[Work required]
Repeat every line below exactly, word for word.

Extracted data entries
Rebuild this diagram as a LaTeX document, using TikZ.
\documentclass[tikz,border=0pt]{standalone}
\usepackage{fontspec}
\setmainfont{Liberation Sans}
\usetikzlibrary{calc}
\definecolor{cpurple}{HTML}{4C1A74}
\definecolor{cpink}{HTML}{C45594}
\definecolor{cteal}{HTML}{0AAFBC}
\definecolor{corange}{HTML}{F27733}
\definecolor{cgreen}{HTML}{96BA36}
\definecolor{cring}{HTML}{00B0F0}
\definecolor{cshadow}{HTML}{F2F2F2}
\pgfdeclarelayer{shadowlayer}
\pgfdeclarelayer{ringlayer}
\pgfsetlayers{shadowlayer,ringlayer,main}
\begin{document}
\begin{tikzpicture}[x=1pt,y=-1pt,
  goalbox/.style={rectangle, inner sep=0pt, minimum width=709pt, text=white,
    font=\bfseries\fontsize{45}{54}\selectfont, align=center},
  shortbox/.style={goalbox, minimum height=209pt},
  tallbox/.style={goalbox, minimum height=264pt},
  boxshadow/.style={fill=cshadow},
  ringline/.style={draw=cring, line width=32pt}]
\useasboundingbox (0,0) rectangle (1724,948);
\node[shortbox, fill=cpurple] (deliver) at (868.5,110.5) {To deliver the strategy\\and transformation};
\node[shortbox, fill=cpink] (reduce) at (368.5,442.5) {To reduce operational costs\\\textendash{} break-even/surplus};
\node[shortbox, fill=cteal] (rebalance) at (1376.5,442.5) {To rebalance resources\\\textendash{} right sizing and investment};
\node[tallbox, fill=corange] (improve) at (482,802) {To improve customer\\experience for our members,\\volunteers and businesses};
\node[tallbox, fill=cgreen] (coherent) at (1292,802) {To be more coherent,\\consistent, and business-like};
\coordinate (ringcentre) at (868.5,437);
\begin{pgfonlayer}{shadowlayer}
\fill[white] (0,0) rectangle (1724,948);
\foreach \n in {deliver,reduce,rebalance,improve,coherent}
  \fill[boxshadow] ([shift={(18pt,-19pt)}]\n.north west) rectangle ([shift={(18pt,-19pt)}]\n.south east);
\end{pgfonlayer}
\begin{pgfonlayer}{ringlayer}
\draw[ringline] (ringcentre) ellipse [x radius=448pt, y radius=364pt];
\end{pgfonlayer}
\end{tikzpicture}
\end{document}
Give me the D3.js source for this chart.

[Solution to this problem]
Rebuild this diagram as a LaTeX document, using TikZ.
\documentclass[tikz,border=0pt]{standalone}
\usepackage{fontspec}
\setmainfont{Liberation Sans}
\usetikzlibrary{calc}
\definecolor{cpurple}{HTML}{4C1A74}
\definecolor{cpink}{HTML}{C45594}
\definecolor{cteal}{HTML}{0AAFBC}
\definecolor{corange}{HTML}{F27733}
\definecolor{cgreen}{HTML}{96BA36}
\definecolor{cring}{HTML}{00B0F0}
\definecolor{cshadow}{HTML}{F2F2F2}
\pgfdeclarelayer{shadowlayer}
\pgfdeclarelayer{ringlayer}
\pgfsetlayers{shadowlayer,ringlayer,main}
\begin{document}
\begin{tikzpicture}[x=1pt,y=-1pt,
  goalbox/.style={rectangle, inner sep=0pt, minimum width=709pt, text=white,
    font=\bfseries\fontsize{45}{54}\selectfont, align=center},
  shortbox/.style={goalbox, minimum height=209pt},
  tallbox/.style={goalbox, minimum height=264pt},
  boxshadow/.style={fill=cshadow},
  ringline/.style={draw=cring, line width=32pt}]
\useasboundingbox (0,0) rectangle (1724,948);
\node[shortbox, fill=cpurple] (deliver) at (868.5,110.5) {To deliver the strategy\\and transformation};
\node[shortbox, fill=cpink] (reduce) at (368.5,442.5) {To reduce operational costs\\\textendash{} break-even/surplus};
\node[shortbox, fill=cteal] (rebalance) at (1376.5,442.5) {To rebalance resources\\\textendash{} right sizing and investment};
\node[tallbox, fill=corange] (improve) at (482,802) {To improve customer\\experience for our members,\\volunteers and businesses};
\node[tallbox, fill=cgreen] (coherent) at (1292,802) {To be more coherent,\\consistent, and business-like};
\coordinate (ringcentre) at (868.5,437);
\begin{pgfonlayer}{shadowlayer}
\fill[white] (0,0) rectangle (1724,948);
\foreach \n in {deliver,reduce,rebalance,improve,coherent}
  \fill[boxshadow] ([shift={(18pt,-19pt)}]\n.north west) rectangle ([shift={(18pt,-19pt)}]\n.south east);
\end{pgfonlayer}
\begin{pgfonlayer}{ringlayer}
\draw[ringline] (ringcentre) ellipse [x radius=448pt, y radius=364pt];
\end{pgfonlayer}
\end{tikzpicture}
\end{document}
Give me the D3.js source for this chart.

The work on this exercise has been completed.